**Short exercise:** The copy must start at the line that contains "Reproduce this diagram with TikZ." and finish at the line that contains "(lPost) at (237,386)", reproducing each line exactly. Any picture in that span is omitted.

[Start Data to use]

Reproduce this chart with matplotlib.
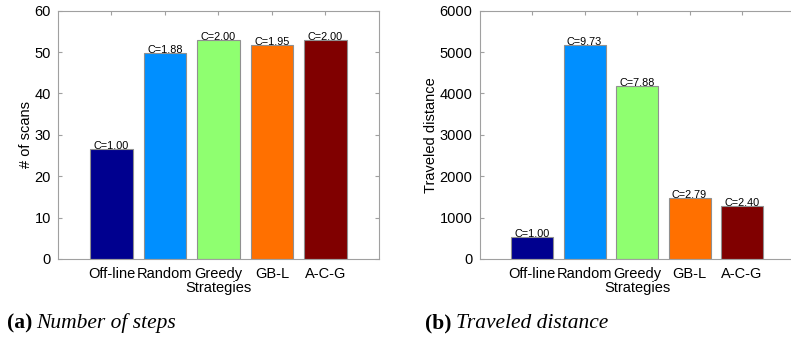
import matplotlib
matplotlib.use("Agg")
import matplotlib.pyplot as plt

strategies = ["Off-line", "Random", "Greedy", "GB-L", "A-C-G"]
colors = ["#00008F", "#008FFF", "#8FFF70", "#FF7000", "#800000"]

scans = [26.5, 49.8, 53.0, 51.7, 53.0]
scan_ratio = ["1.00", "1.88", "2.00", "1.95", "2.00"]

distance = [532, 5176, 4192, 1484, 1277]
distance_ratio = ["1.00", "9.73", "7.88", "2.79", "2.40"]

plt.rcParams["font.family"] = ["Liberation Sans", "DejaVu Sans"]

fig = plt.figure(figsize=(7.91, 3.40), dpi=100)
W, H = 791.0, 340.0

spine_col = "#a0a0a0"


def panel(rect, values, ratios, ylim, yticks, ylabel):
    ax = fig.add_axes(rect)
    x = list(range(1, len(values) + 1))
    ax.bar(x, values, width=0.8, color=colors, edgecolor="#909090", linewidth=0.8, zorder=2)
    for xi, v, r in zip(x, values, ratios):
        ax.text(xi, v, "C=" + r, ha="center", va="baseline", fontsize=7.8, zorder=3)
    ax.set_xlim(0, 6)
    ax.set_ylim(*ylim)
    ax.set_yticks(yticks)
    ax.set_xticks(x)
    ax.set_xticklabels(strategies, fontsize=10.5)
    ax.tick_params(axis="y", labelsize=10.5)
    ax.tick_params(direction="in", length=3, color=spine_col, top=True, right=True, pad=5)
    ax.tick_params(axis="x", pad=6)
    for s in ax.spines.values():
        s.set_color(spine_col)
        s.set_linewidth(0.8)
    ax.set_xlabel("Strategies", fontsize=10.5, labelpad=0)
    ax.set_ylabel(ylabel, fontsize=10.5, labelpad=1.5)
    return ax


panel([58 / W, (H - 259) / H, 321 / W, 248.3 / H], scans, scan_ratio,
      (0, 60), range(0, 61, 10), "# of scans")
panel([479.5 / W, (H - 259) / H, 315 / W, 248.3 / H], distance, distance_ratio,
      (0, 6000), range(0, 6001, 1000), "Traveled distance")

serif = ["Liberation Serif", "DejaVu Serif"]
for x0, tag, title in [(7, "(a)", "Number of steps"), (425, "(b)", "Traveled distance")]:
    t = fig.text(x0 / W, 1 - 328 / H, tag, fontsize=15.5, fontweight="bold", family=serif, va="baseline")
    fig.canvas.draw()
    bb = t.get_window_extent()
    fig.text((bb.x1 + 4) / W, 1 - 328 / H, title, fontsize=15.5, style="italic", family=serif, va="baseline")

fig.savefig("out.png", dpi=100)
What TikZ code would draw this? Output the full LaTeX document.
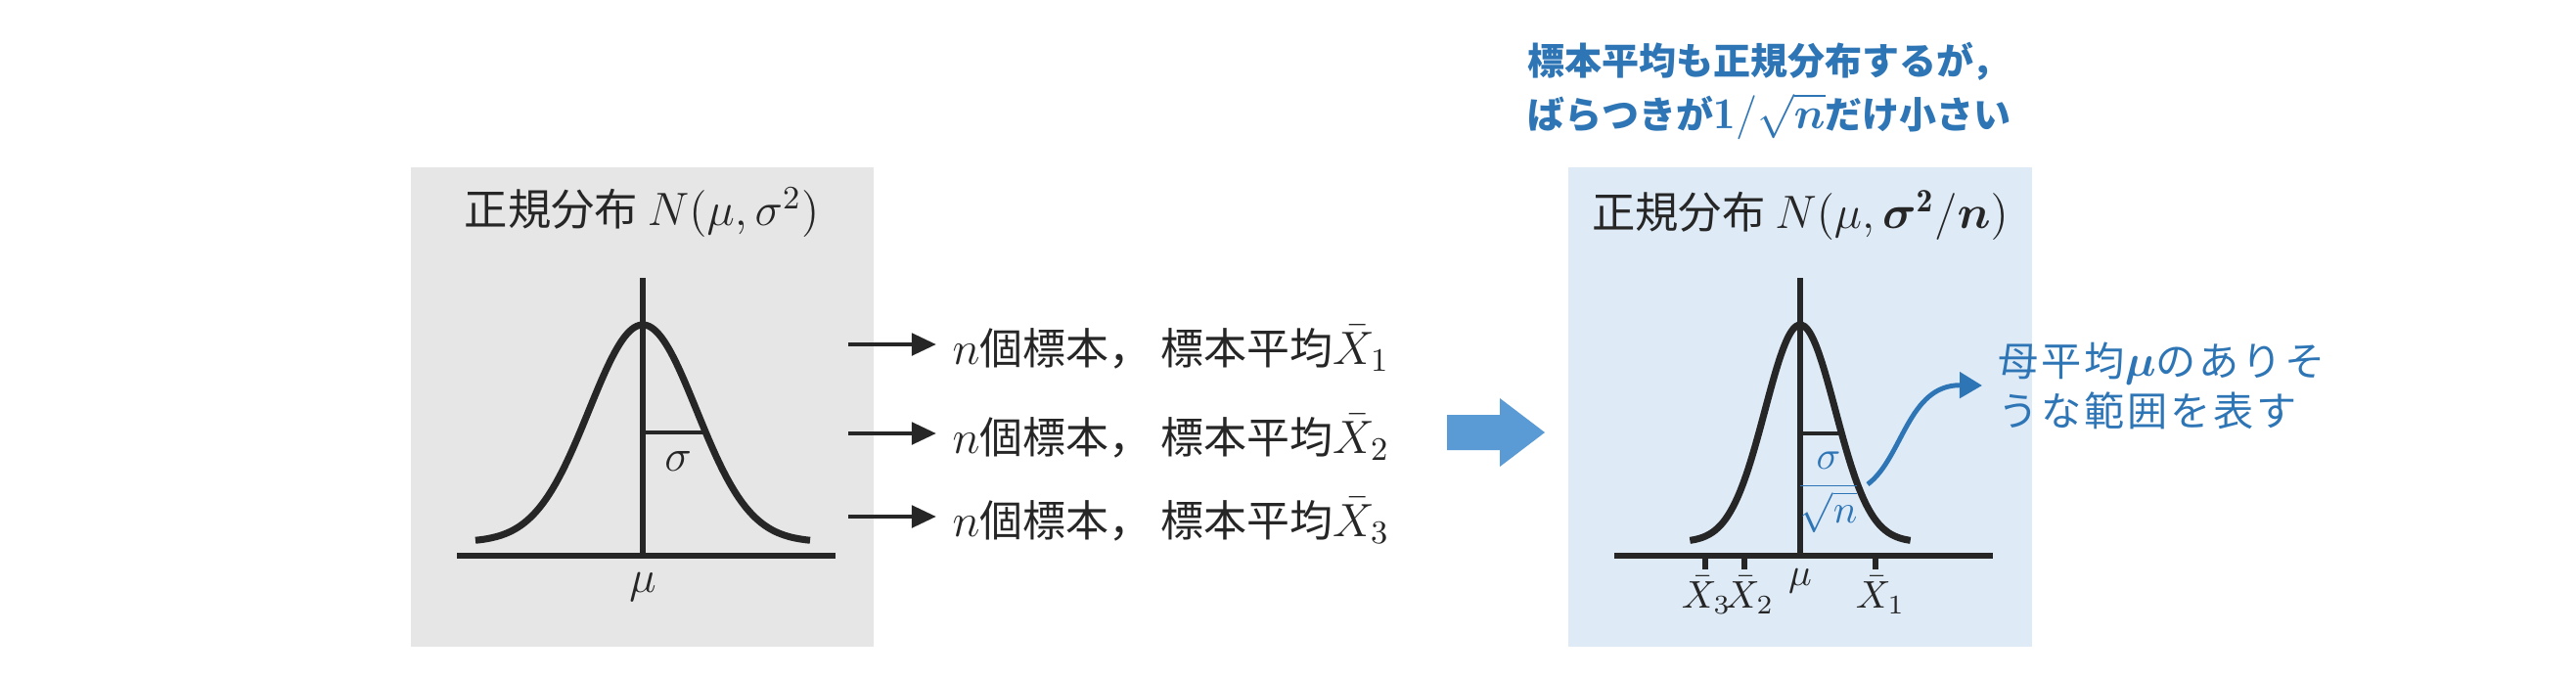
\RequirePackage{fix-cm}
\documentclass[tikz,border=0pt]{standalone}
\usepackage{amsmath,amssymb}
\usepackage{fontspec}
\newfontfamily\jpfont{Noto Sans CJK JP}
\newfontfamily\jpwide[LetterSpace=7]{Noto Sans CJK JP}
\usepackage{tikz}
\usetikzlibrary{arrows.meta}
\usepackage{xcolor}
\definecolor{boxgray}{HTML}{E7E6E6}
\definecolor{boxblue}{HTML}{DEEBF7}
\definecolor{arrblue}{HTML}{5B9BD5}
\definecolor{txtblue}{HTML}{2E75B6}
\definecolor{ink}{HTML}{262626}

\begin{document}
\begin{tikzpicture}[x=0.01cm,y=0.01cm,>={Triangle[length=0.25cm,width=0.22cm]},
  bell/.style={ink,line width=2pt},
  axisln/.style={ink,line width=1.7pt},
  sigln/.style={ink,line width=1.2pt},
  arr/.style={ink,line width=1.4pt,->},
  title/.style={ink,inner sep=0,font=\jpfont\fontsize{12.6}{15}\selectfont},
  smp/.style={ink,anchor=base west,inner xsep=0.16cm,inner ysep=0,font=\jpfont\fontsize{12.5}{15}\selectfont},
  lbl/.style={ink,inner sep=0,font=\fontsize{13.2}{15}\selectfont},
  lblsm/.style={ink,inner sep=0,font=\fontsize{11.2}{13}\selectfont},
  head/.style={txtblue,anchor=west,align=left,inner sep=0,font=\jpfont\bfseries\fontsize{10.8}{15.6}\selectfont},
  anno/.style={txtblue,anchor=west,align=left,inner xsep=0.16cm,inner ysep=0,font=\jpwide\fontsize{11.7}{14.5}\selectfont}]
\useasboundingbox (0,0) rectangle (2633,693);
\fill[boxgray] (420,32) rectangle (893,522);
\fill[boxblue] (1603,32) rectangle (2077,522);

\node[title] (titL) at (656,476) {正規分布 {\fontsize{13.6}{15}\selectfont$N(\mu,\sigma^2)$}};
\draw[axisln] (467,125) -- (854,125);
\draw[axisln] (657,125) -- (657,409);
\draw[bell] plot[domain=-3.11:3.11,samples=80,smooth] ({657+55*\x},{139+222*exp(-\x*\x/2)});
\draw[sigln] (657,251) -- (721,251);
\node[lbl] (sigL) at (693,222) {$\sigma$};
\node[lbl] (muL) at (657,93) {$\mu$};

\coordinate (s1) at (867,341);
\coordinate (s2) at (867,250);
\coordinate (s3) at (867,165);
\node[smp] (t1) at (957,321) {{\fontsize{13.6}{15}\selectfont$n$}個標本，\hspace{0.2em}標本平均{\fontsize{13.6}{15}\selectfont$\bar{X}_1$}};
\node[smp] (t2) at (957,230) {{\fontsize{13.6}{15}\selectfont$n$}個標本，\hspace{0.2em}標本平均{\fontsize{13.6}{15}\selectfont$\bar{X}_2$}};
\node[smp] (t3) at (957,145) {{\fontsize{13.6}{15}\selectfont$n$}個標本，\hspace{0.2em}標本平均{\fontsize{13.6}{15}\selectfont$\bar{X}_3$}};
\draw[arr] (s1) -- (s1 -| t1.west);
\draw[arr] (s2) -- (s2 -| t2.west);
\draw[arr] (s3) -- (s3 -| t3.west);

\fill[arrblue] (1479,233) -- (1533,233) -- (1533,216) -- (1579,251) -- (1533,286) -- (1533,269) -- (1479,269) -- cycle;

\node[head] (head) at (1561,600) {標本平均も正規分布するが，\\ばらつきが{\fontsize{12.8}{15.6}\selectfont$\mathbf{1}/\sqrt{\boldsymbol{n}}$}だけ小さい};

\node[title] (titR) at (1840,473) {正規分布 {\fontsize{13.6}{15}\selectfont$N(\mu,\boldsymbol{\sigma}^{\mathbf{2}}/\boldsymbol{n})$}};
\draw[axisln] (1650,125) -- (2037,125);
\draw[axisln] (1840,125) -- (1840,409);
\draw[bell] plot[domain=-3.13:3.13,samples=80,smooth] ({1840+36*\x},{139+222*exp(-\x*\x/2)});
\draw[sigln] (1840,250) -- (1882,250);
\node[lbl,txtblue,font=\fontsize{11.6}{13}\selectfont] (frac) at (1869,190) {$\dfrac{\sigma}{\sqrt{n}}$};
\draw[axisln] (1743,125) -- (1743,111);
\draw[axisln] (1783,125) -- (1783,111);
\draw[axisln] (1917,125) -- (1917,111);
\node[lblsm] (x3) at (1744,85) {$\bar{X}_3$};
\node[lblsm] (x2) at (1788,85) {$\bar{X}_2$};
\node[lblsm] (x1) at (1922,85) {$\bar{X}_1$};
\node[lblsm] (muR) at (1840,99) {$\mu$};

\node[anno] (anno) at (2026,299) {母平均{\fontsize{12.8}{14.5}\selectfont$\boldsymbol{\mu}$}のありそ\\うな範囲を表す};
\coordinate (rng) at (1909,198);
\draw[txtblue,line width=1.4pt,-{Triangle[length=0.23cm,width=0.26cm]}] (rng) .. controls (1945,225) and (1950,300) .. (anno.west);
\end{tikzpicture}
\end{document}
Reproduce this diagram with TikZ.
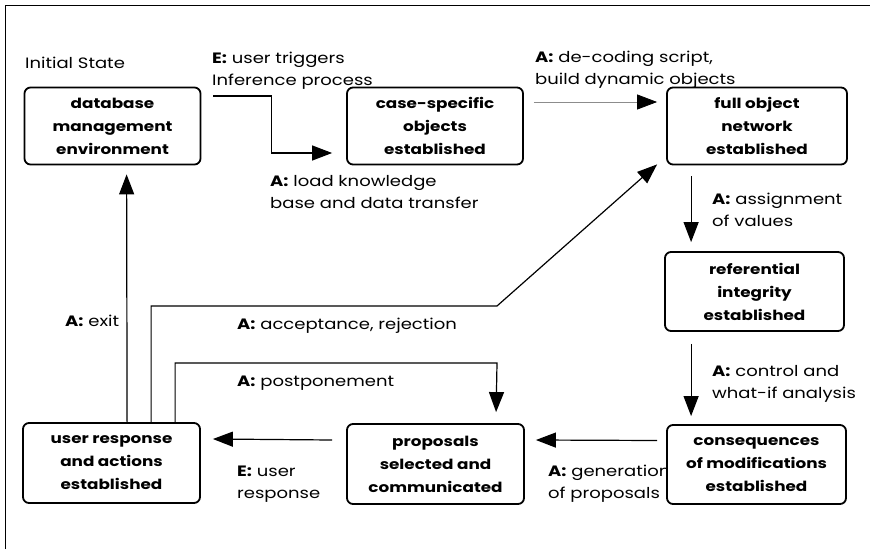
\documentclass[tikz,border=0pt]{standalone}
\usepackage{fontspec}
\setmainfont{Poppins}[FakeStretch=1.2]
\usetikzlibrary{arrows.meta}

\tikzset{
  state/.style={draw, line width=1.8pt, rounded corners=6pt, fill=white,
    align=center, inner sep=0pt, minimum height=77pt,
    font=\bfseries\fontsize{14}{23}\selectfont},
  % labels are anchored at the baseline of their last line
  lbl/.style={anchor=base west, align=left, inner sep=0pt,
    font=\fontsize{15}{21.5}\selectfont},
  flow/.style={line width=1.2pt, -{Triangle[length=20pt,width=15pt]}},
  frame/.style={line width=1pt}
}

\begin{document}
\begin{tikzpicture}[x=1pt,y=-1pt]
  \useasboundingbox (0,0) rectangle (870,549);
  \fill[white] (0,0) rectangle (870,549);

  % outer frame (top and left edges)
  \draw[frame] (5,549) -- (5,5) -- (870,5);

  % edge labels (placed before the boxes so a box may cover them)
  \node[lbl] (lInit) at (25,68) {Initial State};
  \node[lbl] (lTrig) at (212,85) {\textbf{E:} user triggers\\Inference process};
  \node[lbl] (lLoad) at (270,208) {\textbf{A:} load knowledge\\base and data transfer};
  \node[lbl] (lDec)  at (535,84) {\textbf{A:} de-coding script,\\build dynamic objects};
  \node[lbl] (lAsg)  at (712,226) {\textbf{A:} assignment\\of values};
  \node[lbl] (lCtl)  at (712,398) {\textbf{A:} control and\\what-if analysis};
  \node[lbl] (lGen)  at (548,498) {\textbf{A:} generation\\of proposals};
  \node[lbl] (lUsr)  at (237,498) {\textbf{E:} user\\response};
  \node[lbl] (lExit) at (65,326) {\textbf{A:} exit};
  \node[lbl] (lAcc)  at (237,329) {\textbf{A:} acceptance, rejection};
  \node[lbl] (lPost) at (237,386) {\textbf{A:} postponement};

  % states
  \node[state, minimum width=176pt] (db)   at (112.5,126) {database\\management\\environment};
  \node[state, minimum width=176pt] (case) at (435,126)   {case-specific\\objects\\established};
  \node[state, minimum width=180pt] (full) at (757,126)   {full object\\network\\established};
  \node[state, minimum width=179pt, minimum height=79pt] (ref)  at (754.5,291.5) {referential\\integrity\\established};
  \node[state, minimum width=179pt, minimum height=79pt] (cons) at (756.5,464.5) {consequences\\of modifications\\established};
  \node[state, minimum width=177pt, minimum height=80pt] (prop) at (435.5,464)   {proposals\\selected and\\communicated};
  \node[state, minimum width=177pt, minimum height=80pt] (user) at (111.5,463)   {user response\\and actions\\established};

  % bend points
  \coordinate (accBend)  at (497,306);
  \coordinate (postBend) at (497,363);

  % transitions
  \draw[flow] ([xshift=12pt,yshift=30pt]db.east) -- ++(58,0)
              |- ([xshift=-14pt,yshift=-27pt]case.west);
  \draw[line width=0.8pt, draw=black!45,
        -{Triangle[length=20pt,width=15pt,color=black,fill=black]}]
              ([xshift=10pt,yshift=24pt]case.east) -- ([xshift=-9pt,yshift=24pt]full.west);
  \draw[flow] ([xshift=25pt,yshift=-11pt]full.south west) -- ([xshift=27pt,yshift=9pt]ref.north west);
  \draw[flow] ([xshift=27pt,yshift=-12pt]ref.south west) -- ([xshift=25pt,yshift=8pt]cons.north west);
  \draw[flow] ([xshift=-9pt,yshift=24pt]cons.west) -- ([xshift=11pt,yshift=24pt]prop.east);
  \draw[flow] ([xshift=-14pt,yshift=24pt]prop.west) -- ([xshift=12pt,yshift=24pt]user.east);
  \draw[flow] ([xshift=105pt]user.north west) -- ([xshift=103pt,yshift=-9pt]db.south west);
  \draw[flow] ([xshift=129pt]user.north west) |- (accBend) -- ([xshift=-9pt,yshift=1pt]full.south west);
  \draw[flow] ([xshift=153pt]user.north west) |- (postBend) -- ([xshift=150pt,yshift=11pt]prop.north west);
\end{tikzpicture}
\end{document}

[End Data to use]

**Expected answer:**
Reproduce this diagram with TikZ.
\documentclass[tikz,border=0pt]{standalone}
\usepackage{fontspec}
\setmainfont{Poppins}[FakeStretch=1.2]
\usetikzlibrary{arrows.meta}

\tikzset{
  state/.style={draw, line width=1.8pt, rounded corners=6pt, fill=white,
    align=center, inner sep=0pt, minimum height=77pt,
    font=\bfseries\fontsize{14}{23}\selectfont},
  % labels are anchored at the baseline of their last line
  lbl/.style={anchor=base west, align=left, inner sep=0pt,
    font=\fontsize{15}{21.5}\selectfont},
  flow/.style={line width=1.2pt, -{Triangle[length=20pt,width=15pt]}},
  frame/.style={line width=1pt}
}

\begin{document}
\begin{tikzpicture}[x=1pt,y=-1pt]
  \useasboundingbox (0,0) rectangle (870,549);
  \fill[white] (0,0) rectangle (870,549);

  % outer frame (top and left edges)
  \draw[frame] (5,549) -- (5,5) -- (870,5);

  % edge labels (placed before the boxes so a box may cover them)
  \node[lbl] (lInit) at (25,68) {Initial State};
  \node[lbl] (lTrig) at (212,85) {\textbf{E:} user triggers\\Inference process};
  \node[lbl] (lLoad) at (270,208) {\textbf{A:} load knowledge\\base and data transfer};
  \node[lbl] (lDec)  at (535,84) {\textbf{A:} de-coding script,\\build dynamic objects};
  \node[lbl] (lAsg)  at (712,226) {\textbf{A:} assignment\\of values};
  \node[lbl] (lCtl)  at (712,398) {\textbf{A:} control and\\what-if analysis};
  \node[lbl] (lGen)  at (548,498) {\textbf{A:} generation\\of proposals};
  \node[lbl] (lUsr)  at (237,498) {\textbf{E:} user\\response};
  \node[lbl] (lExit) at (65,326) {\textbf{A:} exit};
  \node[lbl] (lAcc)  at (237,329) {\textbf{A:} acceptance, rejection};
  \node[lbl] (lPost) at (237,386) {\textbf{A:} postponement};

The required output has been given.